Integration requirements that include mechanical and electrical components within software design make hybrid vehicles a complex automotive design. Yet simulation-based design integration of the drivetrain has improved hybrid vehicle reliability, according to Michael Jensen, technical marketing engineer for the Saber Simulation Product Line at Synopsis, a California-based leader in delivering semiconductor design software, intellectual property (IP), design for manufacturing solutions and professional services to automotive and other industries. The comments were made in a July 2007 article in Automotive Design Line magazine.

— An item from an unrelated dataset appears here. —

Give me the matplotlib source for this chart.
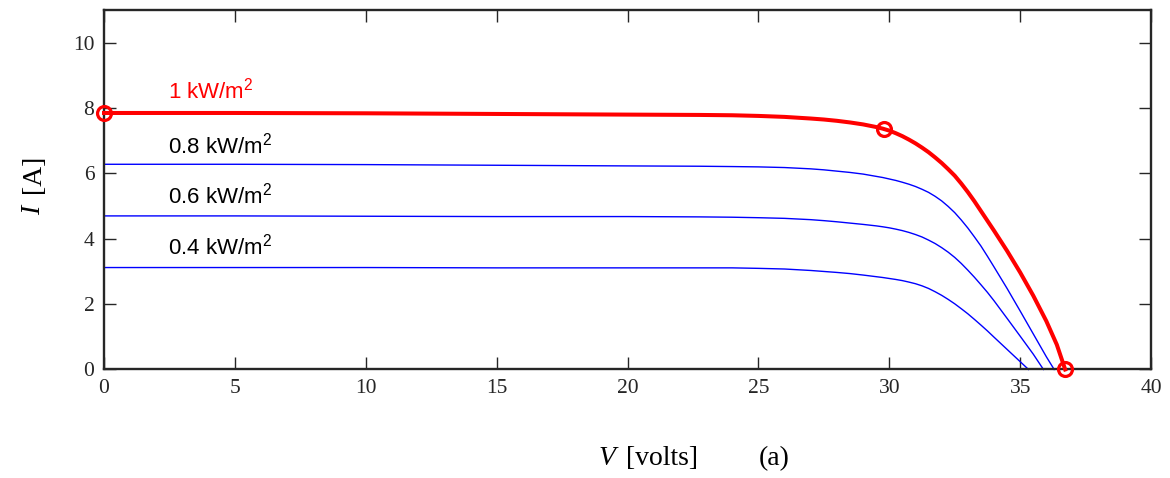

As reliability increases, more public entities are expected to consider hybrid vehicles as part of their fleet needs. If government-backed hybrid vehicle tax credits indeed are directly or indirectly passed down to these departments, the likelihood is that they will increasingly comprise larger percentages of public fleets around the U.S.
Standard Hybrid Electric Vehicle (HEV) Tax Credit
What vehicles qualify? Hybrid vehicles that use less gasoline than the average vehicle of similar weight and that meet an emissions standard. “Lean-burn” diesel vehicles could also qualify, but currently-available diesel vehicles do not meet the emissions standard. There is a similar credit for alternative-fuel vehicles and for fuel-cell vehicles, but these are not widely available. The vehicle must be in the U.S.
How much is the credit? The tax credit amount could range from $250 to $3,400 depending on the fuel economy and the weight. If you buy more than one eligible hybrid vehicle, you can get a tax credit for each vehicle.
The U.S. Department of Energy has established resources that allow public fleet managers and others to compare the costs, benefits, and emissions of hybrid electric vehicles (HEV) with those of conventional vehicles. It has two parts:
- Single Vehicle Tool: Users can select one HEV and one conventional vehicle for comparison. Factoring in purchase price, fuel costs, repair and maintenance costs, resale value, and applicable tax incentives, the tool calculates expected lifetime costs for both vehicles, as well as cost and emissions savings associated with purchasing the HEV.
- Fleet Tool: Users can compare two fleets of up to five vehicles — one composed of HEVs and the other made up of conventional vehicles. The tool calculates lifetime costs and emissions for each vehicle fleet.
Outputs are provided per vehicle, per year, and per mile.